Es obliegt alleine dem Mieter, einen geeigneten Nachmieter zu finden. Er muss also selber Besichtigungstermine durchführen und selbstständig die Unterlagen zu Bonität und Zuverlässigkeit des Nachmieters anfordern und dem Vermieter übermitteln. Man muss dann die gleichen Unterlagen vorlegen, wie sie der Mieter bei seiner Anmietung vorlegen musste.
(2.) Bei Mängeln der Mietsache die außerordentliche fristlose Kündigung erklären
Eine weitere Option kann sein, bei Mängeln der Mietsache nach vorheriger Abmahnung oder Fristsetzung die außerordentliche fristlose Kündigung aus wichtigem Grund zu erklären. Nach § 543 Abs. 2 S. 1 Nr. 1 BGB ist der Mieter insbesondere dann zur außerordentlichen fristlosen Kündigung berechtigt, wenn ihm der vertragsgemäße Gebrauch der Mietsache zum Teil wieder entzogen wird. Ein solcher teilweise-Entzug liegt auch bei Mängeln der Mietsache vor, wenn diese nicht ganz unerheblich sind. Da es nicht ganz selten ist, dass Verwalter und Vermieter auf Mängelanzeigen recht behäbig reagieren, kann so bei bestehenden Mängeln durch fristlose Kündigung der Kündigungsausschluss umgangen werden.

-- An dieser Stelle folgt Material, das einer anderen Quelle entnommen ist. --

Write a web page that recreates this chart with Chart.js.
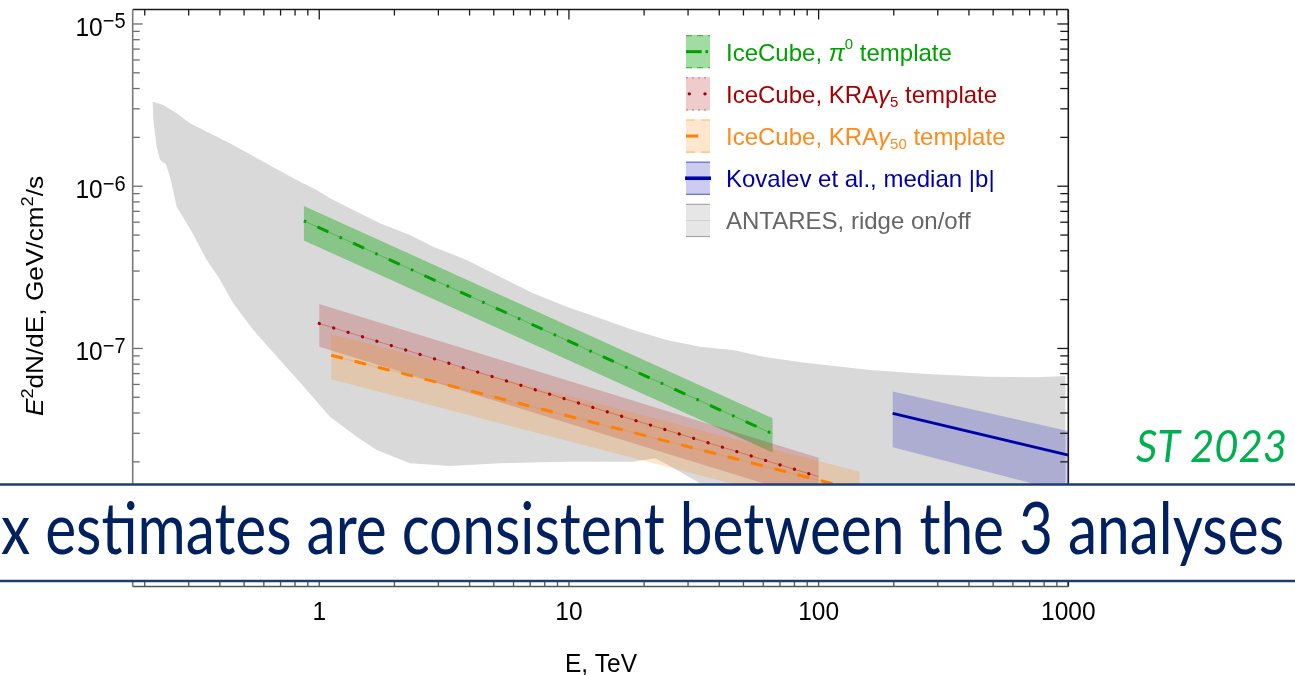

Praxistipp: Nach § 543 Abs. 3 S. 1 BGB muss man vor einer außerordentlichen fristlosen Kündigung regelmäßig eine angemessene Frist zur Mängelbeseitigung einräumen oder eine Abmahnung erklären. Auch hier muss man unbedingt darauf achten, dass sich Abmahnung und Fristsetzung ggf. später nachweisen lassen.
(3.) Recht zur Untervermietung
Nach § 553 Abs. 1 S. 1 BGB kann der Mieter von dem Vermieter die Erlaubnis zur Untervermietung verlangen, wenn nach Abschluss des Mietvertrages ein berechtigtes Interesse entsteht, einen Teil des Wohnraums einem Dritten zum Gebrauch (also zur Untermiete) zu überlassen. Vorteil des Rechts zur Untervermietung ist, dass relativ geringe Anforderungen an das berechtigte Interesse und den Nachweis der Geeignetheit des Untermieters gestellt werden. Für ein berechtigtes Interesse ausreichend ist bereits jedes nachvollziehbare finanzielle Interesse (s. hierzu auch BGH, Urteil vom 11.06.2014 – VIII ZR 349/13). Zu den nachzuweisenden Personalien des Untermieters hat das Landgericht Berlin zuletzt entschieden, dass bereits die Vorlage eines Ausweisdokumentes ausreichen soll (LG Berlin, Beschluss vom 10.01.2018 – 65 S 202/17).
Die Untervermietung hat aber für den Mieter erhebliche Nachteile. Zunächst verbleibt der Mieter im Hauptvertrag und haftet also weiter für Mieten und eventuelle Schäden. Er begibt sich gegenüber seinem Untermieter in die Rolle eines Vermieters, mit denselben Beschränkungen und Pflichten, die ein Vermieter nun einmal nach dem BGB hat. Darüber hinaus muss der Mieter wohl einen Teil des Besitzes an der Wohnung behalten. Letztlich besteht die Möglichkeit, dass der Mieter einen Untermietzuschlag gem. § 553 Abs. 2 BGB an den Vermieter zahlen muss.
Fazit
Ist in einem Wohnraummietvertrag ein befristeter beidseitiger Ausschluss des Rechts zur Kündigung vorgesehen, ist dieser häufig wirksam. Dann ist es nicht einfach, sich von dem Mietverhältnis zu lösen. Möchte man trotzdem das Mietverhältnis beenden, sollte man sich rechtlich beraten und begleiten lassen. Die notwendigen Schritte und Möglichkeiten zur Beendigung des Vertrages erschließen sich nicht auf den ersten Blick.